Building RAG that doesn't hallucinate
Retrieval-augmented generation is only as trustworthy as its retrieval and its evaluation. Here is how we keep RAG grounded in production.
Retrieval-augmented generation is the workhorse of serious applied AI: give a model the right context at the right moment and it stops guessing. But RAG is only as trustworthy as its retrieval and its evaluation. A demo that dazzles can still hallucinate in production — here is how we keep it honest.
Retrieval is the whole game
If the right passage never reaches the model, no prompt will save the answer. We invest where it counts: thoughtful chunking, hybrid keyword-plus-semantic search, and reranking so the best evidence lands at the top of the context window.
Make it cite its sources
Every claim should trace back to a retrieved document. Inline citations aren't just UX — they are a forcing function that keeps the model grounded and makes a wrong answer visible instead of merely plausible.

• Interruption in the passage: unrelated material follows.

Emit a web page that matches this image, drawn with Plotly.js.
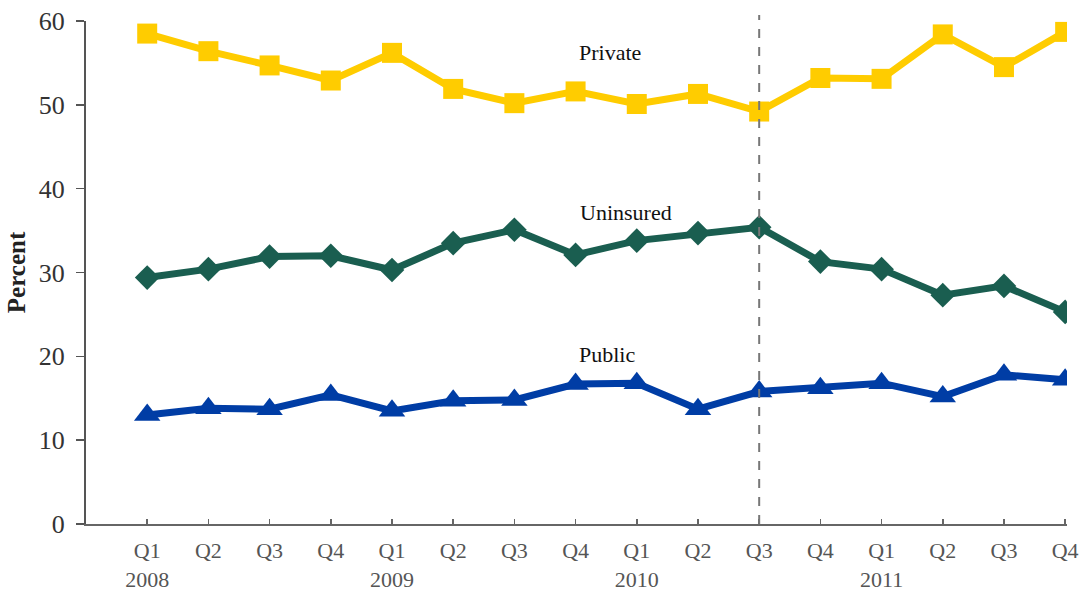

- Ground answers in retrieved text, and say "I don't know" when evidence is thin.
- Show sources so a human can verify in one click.
- Guardrail the edges — refuse, fall back or escalate rather than invent.
If you don't measure it, it drifts
We ship RAG with an evaluation harness: a graded set of real questions, scored on faithfulness and relevance, run on every change. Quality becomes a number you can defend — not a vibe.